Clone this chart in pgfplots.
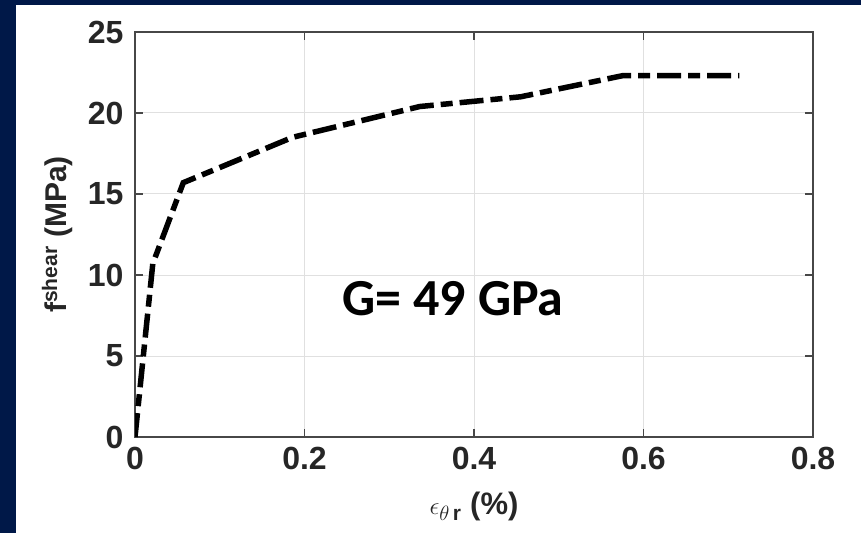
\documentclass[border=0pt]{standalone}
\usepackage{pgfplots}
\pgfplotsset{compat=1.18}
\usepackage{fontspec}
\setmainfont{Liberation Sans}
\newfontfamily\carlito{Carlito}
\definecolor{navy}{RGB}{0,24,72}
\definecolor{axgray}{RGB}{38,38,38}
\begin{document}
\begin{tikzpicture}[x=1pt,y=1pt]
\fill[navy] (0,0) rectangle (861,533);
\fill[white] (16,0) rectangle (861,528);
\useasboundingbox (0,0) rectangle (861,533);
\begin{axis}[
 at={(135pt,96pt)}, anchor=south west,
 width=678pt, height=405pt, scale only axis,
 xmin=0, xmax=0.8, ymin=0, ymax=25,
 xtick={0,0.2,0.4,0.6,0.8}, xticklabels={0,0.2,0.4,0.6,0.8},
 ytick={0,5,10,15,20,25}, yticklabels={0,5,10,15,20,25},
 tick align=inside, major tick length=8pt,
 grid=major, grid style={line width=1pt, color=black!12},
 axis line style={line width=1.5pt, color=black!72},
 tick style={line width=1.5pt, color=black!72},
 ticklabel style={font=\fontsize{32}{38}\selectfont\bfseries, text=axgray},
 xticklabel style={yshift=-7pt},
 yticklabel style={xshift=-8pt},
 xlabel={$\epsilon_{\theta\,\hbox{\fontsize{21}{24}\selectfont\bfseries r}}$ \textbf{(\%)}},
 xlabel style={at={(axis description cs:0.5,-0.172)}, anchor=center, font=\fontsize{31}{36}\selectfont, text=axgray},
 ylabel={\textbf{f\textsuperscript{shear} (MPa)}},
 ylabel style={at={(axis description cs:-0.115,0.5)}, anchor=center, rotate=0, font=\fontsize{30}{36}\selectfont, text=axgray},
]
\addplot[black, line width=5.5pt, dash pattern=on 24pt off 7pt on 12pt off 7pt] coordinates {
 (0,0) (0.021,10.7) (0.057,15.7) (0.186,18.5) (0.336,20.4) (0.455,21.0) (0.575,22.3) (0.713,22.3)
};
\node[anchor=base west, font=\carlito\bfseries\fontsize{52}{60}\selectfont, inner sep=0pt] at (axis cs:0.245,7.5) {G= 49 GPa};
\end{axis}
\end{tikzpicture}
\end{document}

---

Written request: Reproduce each line word for word and drop the pictures.

Response to this exercise:
Clone this chart in pgfplots.
\documentclass[border=0pt]{standalone}
\usepackage{pgfplots}
\pgfplotsset{compat=1.18}
\usepackage{fontspec}
\setmainfont{Liberation Sans}
\newfontfamily\carlito{Carlito}
\definecolor{navy}{RGB}{0,24,72}
\definecolor{axgray}{RGB}{38,38,38}
\begin{document}
\begin{tikzpicture}[x=1pt,y=1pt]
\fill[navy] (0,0) rectangle (861,533);
\fill[white] (16,0) rectangle (861,528);
\useasboundingbox (0,0) rectangle (861,533);
\begin{axis}[
 at={(135pt,96pt)}, anchor=south west,
 width=678pt, height=405pt, scale only axis,
 xmin=0, xmax=0.8, ymin=0, ymax=25,
 xtick={0,0.2,0.4,0.6,0.8}, xticklabels={0,0.2,0.4,0.6,0.8},
 ytick={0,5,10,15,20,25}, yticklabels={0,5,10,15,20,25},
 tick align=inside, major tick length=8pt,
 grid=major, grid style={line width=1pt, color=black!12},
 axis line style={line width=1.5pt, color=black!72},
 tick style={line width=1.5pt, color=black!72},
 ticklabel style={font=\fontsize{32}{38}\selectfont\bfseries, text=axgray},
 xticklabel style={yshift=-7pt},
 yticklabel style={xshift=-8pt},
 xlabel={$\epsilon_{\theta\,\hbox{\fontsize{21}{24}\selectfont\bfseries r}}$ \textbf{(\%)}},
 xlabel style={at={(axis description cs:0.5,-0.172)}, anchor=center, font=\fontsize{31}{36}\selectfont, text=axgray},
 ylabel={\textbf{f\textsuperscript{shear} (MPa)}},
 ylabel style={at={(axis description cs:-0.115,0.5)}, anchor=center, rotate=0, font=\fontsize{30}{36}\selectfont, text=axgray},
]
\addplot[black, line width=5.5pt, dash pattern=on 24pt off 7pt on 12pt off 7pt] coordinates {
 (0,0) (0.021,10.7) (0.057,15.7) (0.186,18.5) (0.336,20.4) (0.455,21.0) (0.575,22.3) (0.713,22.3)
};
\node[anchor=base west, font=\carlito\bfseries\fontsize{52}{60}\selectfont, inner sep=0pt] at (axis cs:0.245,7.5) {G= 49 GPa};
\end{axis}
\end{tikzpicture}
\end{document}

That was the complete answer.